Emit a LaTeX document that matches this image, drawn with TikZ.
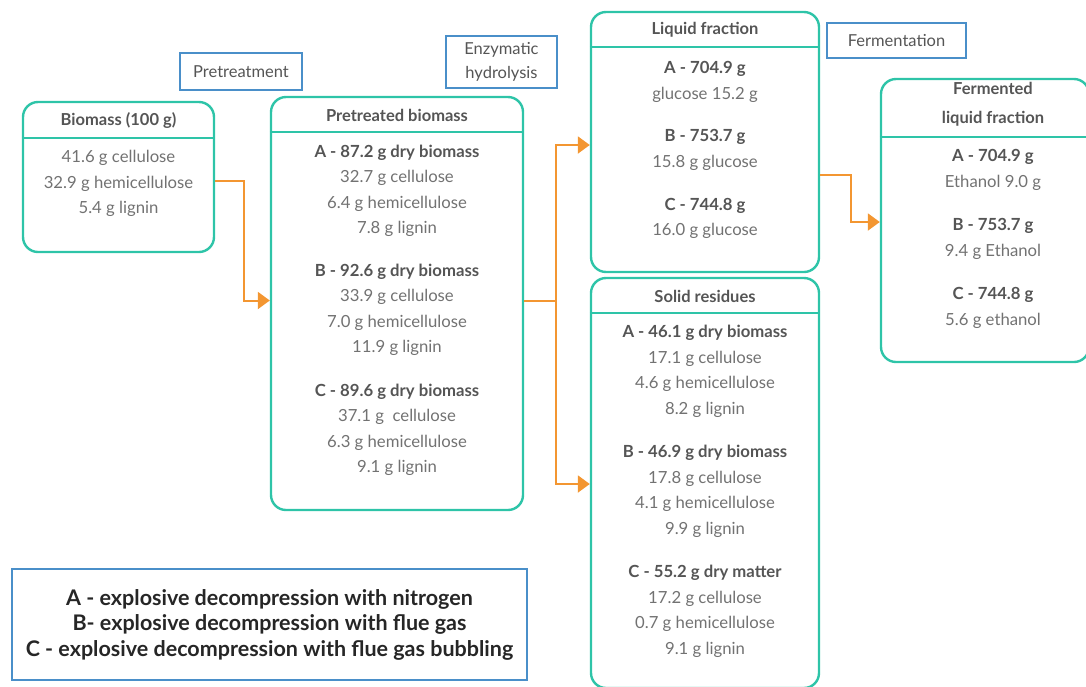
\documentclass[tikz,border=0pt]{standalone}
\usepackage{fontspec}
\setmainfont{Lato}
\usetikzlibrary{arrows.meta}

\definecolor{boxteal}{HTML}{2EC4A8}
\definecolor{labelblue}{HTML}{4A8FC9}
\definecolor{floworange}{HTML}{F39631}
\definecolor{textgray}{HTML}{727272}
\definecolor{headgray}{HTML}{555555}

\newcommand{\batch}[1]{\textcolor{headgray}{\textbf{#1}}}

\begin{document}
\begin{tikzpicture}
		[x=1pt, y=-1pt,
		stage/.style={draw=boxteal, line width=2.4pt, rounded corners=15pt, inner sep=0pt},
		steplabel/.style={draw=labelblue, line width=1.8pt, inner sep=0pt, align=center,
			text=headgray, font=\fontsize{16.5}{24}\selectfont},
		title/.style={text=headgray, align=center, font=\bfseries\fontsize{16.5}{29}\selectfont},
		entry/.style={text=textgray, align=center, font=\fontsize{16.7}{25.5}\selectfont},
		flow/.style={draw=floworange, line width=2pt, -{Triangle[length=12pt, width=17pt]}}]
		\useasboundingbox (0,0) rectangle (1086,686);

		% stages
		\node[stage, minimum width=191, minimum height=150] (bio) at (118.5,177) {};
		\node[stage, minimum width=252, minimum height=413] (pre) at (397,303.5) {};
		\node[stage, minimum width=228, minimum height=260] (liq) at (705,142) {};
		\node[stage, minimum width=228, minimum height=410] (sol) at (705,483) {};
		\node[stage, minimum width=208, minimum height=283] (fer) at (985,220.5) {};

		\draw[boxteal, line width=2.4pt] (bio.west |- 0,138) -- (bio.east |- 0,138);
		\draw[boxteal, line width=2.4pt] (pre.west |- 0,132) -- (pre.east |- 0,132);
		\draw[boxteal, line width=2.4pt] (liq.west |- 0,47) -- (liq.east |- 0,47);
		\draw[boxteal, line width=2.4pt] (sol.west |- 0,313) -- (sol.east |- 0,313);
		\draw[boxteal, line width=2.4pt] (fer.west |- 0,137) -- (fer.east |- 0,137);

		% titles
		\node[title] (biot) at (118.5,121) {Biomass (100 g)};
		\node[title] (pret) at (397,115) {Pretreated biomass};
		\node[title] (liqt) at (705,30) {Liquid fraction};
		\node[title] (solt) at (705,296) {Solid residues};
		\node[title] (fert) at (993,104) {Fermented\\liquid fraction};

		% contents
		\node[entry] (bio1) at (118.5,183.5) {41.6 g cellulose\\32.9 g hemicellulose\\5.4 g lignin};

		\node[entry] (preA) at (397,191) {\batch{A - 87.2 g dry biomass}\\32.7 g cellulose\\6.4 g hemicellulose\\7.8 g lignin};
		\node[entry] (preB) at (397,310) {\batch{B - 92.6 g dry biomass}\\33.9 g cellulose\\7.0 g hemicellulose\\11.9 g lignin};
		\node[entry] (preC) at (397,430) {\batch{C - 89.6 g dry biomass}\\37.1 g~ cellulose\\6.3 g hemicellulose\\9.1 g lignin};

		\node[entry] (liqA) at (705,82) {\batch{A - 704.9 g}\\glucose 15.2 g};
		\node[entry] (liqB) at (705,150) {\batch{B - 753.7 g}\\15.8 g glucose};
		\node[entry] (liqC) at (705,218.5) {\batch{C - 744.8 g}\\16.0 g glucose};

		\node[entry] (solA) at (705,371.5) {\batch{A - 46.1 g dry biomass}\\17.1 g cellulose\\4.6 g hemicellulose\\8.2 g lignin};
		\node[entry] (solB) at (705,491.5) {\batch{B - 46.9 g dry biomass}\\17.8 g cellulose\\4.1 g hemicellulose\\9.9 g lignin};
		\node[entry] (solC) at (705,611.5) {\batch{C - 55.2 g dry matter}\\17.2 g cellulose\\0.7 g hemicellulose\\9.1 g lignin};

		\node[entry] (ferA) at (993,170) {\batch{A - 704.9 g}\\Ethanol 9.0 g};
		\node[entry] (ferB) at (993,239) {\batch{B - 753.7 g}\\9.4 g Ethanol};
		\node[entry] (ferC) at (993,308) {\batch{C - 744.8 g}\\5.6 g ethanol};

		% process steps
		\node[steplabel, minimum width=122, minimum height=37] (ptr) at (241,71.5) {Pretreatment};
		\node[steplabel, minimum width=111, minimum height=52] (enz) at (501.5,62) {Enzymatic\\hydrolysis};
		\node[steplabel, minimum width=139, minimum height=35] (fmt) at (896.5,40.5) {Fermentation};

		% flows
		\draw[flow] ([yshift=-4pt]bio.east) -- ++(29,0) |- ([yshift=3pt]pre.west);
		\draw[flow] ([yshift=3pt]pre.east) -- ++(32,0) |- ([yshift=-3pt]liq.west);
		\draw[flow] ([yshift=3pt]pre.east) -- ++(32,0) |- ([yshift=-1pt]sol.west);
		\draw[flow] ([yshift=-33pt]liq.east) -- ++(31,0) |- ([yshift=-1.5pt]fer.west);

		% legend
		\node[draw=labelblue, line width=1.8pt, minimum width=515, minimum height=111,
			align=center, font=\bfseries\fontsize{21.5}{25.5}\selectfont, text=black!85] (key) at (269.5,624.5)
			{A - explosive decompression with nitrogen\\B- explosive decompression with flue gas\\C - explosive decompression with flue gas bubbling};
	\end{tikzpicture}
\end{document}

== == ==

## Instruction
Reproduce the data verbatim. Do not carry any picture into the copy.

## Task response
Emit a LaTeX document that matches this image, drawn with TikZ.
\documentclass[tikz,border=0pt]{standalone}
\usepackage{fontspec}
\setmainfont{Lato}
\usetikzlibrary{arrows.meta}

\definecolor{boxteal}{HTML}{2EC4A8}
\definecolor{labelblue}{HTML}{4A8FC9}
\definecolor{floworange}{HTML}{F39631}
\definecolor{textgray}{HTML}{727272}
\definecolor{headgray}{HTML}{555555}

\newcommand{\batch}[1]{\textcolor{headgray}{\textbf{#1}}}

\begin{document}
\begin{tikzpicture}
		[x=1pt, y=-1pt,
		stage/.style={draw=boxteal, line width=2.4pt, rounded corners=15pt, inner sep=0pt},
		steplabel/.style={draw=labelblue, line width=1.8pt, inner sep=0pt, align=center,
			text=headgray, font=\fontsize{16.5}{24}\selectfont},
		title/.style={text=headgray, align=center, font=\bfseries\fontsize{16.5}{29}\selectfont},
		entry/.style={text=textgray, align=center, font=\fontsize{16.7}{25.5}\selectfont},
		flow/.style={draw=floworange, line width=2pt, -{Triangle[length=12pt, width=17pt]}}]
		\useasboundingbox (0,0) rectangle (1086,686);

		% stages
		\node[stage, minimum width=191, minimum height=150] (bio) at (118.5,177) {};
		\node[stage, minimum width=252, minimum height=413] (pre) at (397,303.5) {};
		\node[stage, minimum width=228, minimum height=260] (liq) at (705,142) {};
		\node[stage, minimum width=228, minimum height=410] (sol) at (705,483) {};
		\node[stage, minimum width=208, minimum height=283] (fer) at (985,220.5) {};

		\draw[boxteal, line width=2.4pt] (bio.west |- 0,138) -- (bio.east |- 0,138);
		\draw[boxteal, line width=2.4pt] (pre.west |- 0,132) -- (pre.east |- 0,132);
		\draw[boxteal, line width=2.4pt] (liq.west |- 0,47) -- (liq.east |- 0,47);
		\draw[boxteal, line width=2.4pt] (sol.west |- 0,313) -- (sol.east |- 0,313);
		\draw[boxteal, line width=2.4pt] (fer.west |- 0,137) -- (fer.east |- 0,137);

		% titles
		\node[title] (biot) at (118.5,121) {Biomass (100 g)};
		\node[title] (pret) at (397,115) {Pretreated biomass};
		\node[title] (liqt) at (705,30) {Liquid fraction};
		\node[title] (solt) at (705,296) {Solid residues};
		\node[title] (fert) at (993,104) {Fermented\\liquid fraction};

		% contents
		\node[entry] (bio1) at (118.5,183.5) {41.6 g cellulose\\32.9 g hemicellulose\\5.4 g lignin};

		\node[entry] (preA) at (397,191) {\batch{A - 87.2 g dry biomass}\\32.7 g cellulose\\6.4 g hemicellulose\\7.8 g lignin};
		\node[entry] (preB) at (397,310) {\batch{B - 92.6 g dry biomass}\\33.9 g cellulose\\7.0 g hemicellulose\\11.9 g lignin};
		\node[entry] (preC) at (397,430) {\batch{C - 89.6 g dry biomass}\\37.1 g~ cellulose\\6.3 g hemicellulose\\9.1 g lignin};

		\node[entry] (liqA) at (705,82) {\batch{A - 704.9 g}\\glucose 15.2 g};
		\node[entry] (liqB) at (705,150) {\batch{B - 753.7 g}\\15.8 g glucose};
		\node[entry] (liqC) at (705,218.5) {\batch{C - 744.8 g}\\16.0 g glucose};

		\node[entry] (solA) at (705,371.5) {\batch{A - 46.1 g dry biomass}\\17.1 g cellulose\\4.6 g hemicellulose\\8.2 g lignin};
		\node[entry] (solB) at (705,491.5) {\batch{B - 46.9 g dry biomass}\\17.8 g cellulose\\4.1 g hemicellulose\\9.9 g lignin};
		\node[entry] (solC) at (705,611.5) {\batch{C - 55.2 g dry matter}\\17.2 g cellulose\\0.7 g hemicellulose\\9.1 g lignin};

		\node[entry] (ferA) at (993,170) {\batch{A - 704.9 g}\\Ethanol 9.0 g};
		\node[entry] (ferB) at (993,239) {\batch{B - 753.7 g}\\9.4 g Ethanol};
		\node[entry] (ferC) at (993,308) {\batch{C - 744.8 g}\\5.6 g ethanol};

		% process steps
		\node[steplabel, minimum width=122, minimum height=37] (ptr) at (241,71.5) {Pretreatment};
		\node[steplabel, minimum width=111, minimum height=52] (enz) at (501.5,62) {Enzymatic\\hydrolysis};
		\node[steplabel, minimum width=139, minimum height=35] (fmt) at (896.5,40.5) {Fermentation};

		% flows
		\draw[flow] ([yshift=-4pt]bio.east) -- ++(29,0) |- ([yshift=3pt]pre.west);
		\draw[flow] ([yshift=3pt]pre.east) -- ++(32,0) |- ([yshift=-3pt]liq.west);
		\draw[flow] ([yshift=3pt]pre.east) -- ++(32,0) |- ([yshift=-1pt]sol.west);
		\draw[flow] ([yshift=-33pt]liq.east) -- ++(31,0) |- ([yshift=-1.5pt]fer.west);

		% legend
		\node[draw=labelblue, line width=1.8pt, minimum width=515, minimum height=111,
			align=center, font=\bfseries\fontsize{21.5}{25.5}\selectfont, text=black!85] (key) at (269.5,624.5)
			{A - explosive decompression with nitrogen\\B- explosive decompression with flue gas\\C - explosive decompression with flue gas bubbling};
	\end{tikzpicture}
\end{document}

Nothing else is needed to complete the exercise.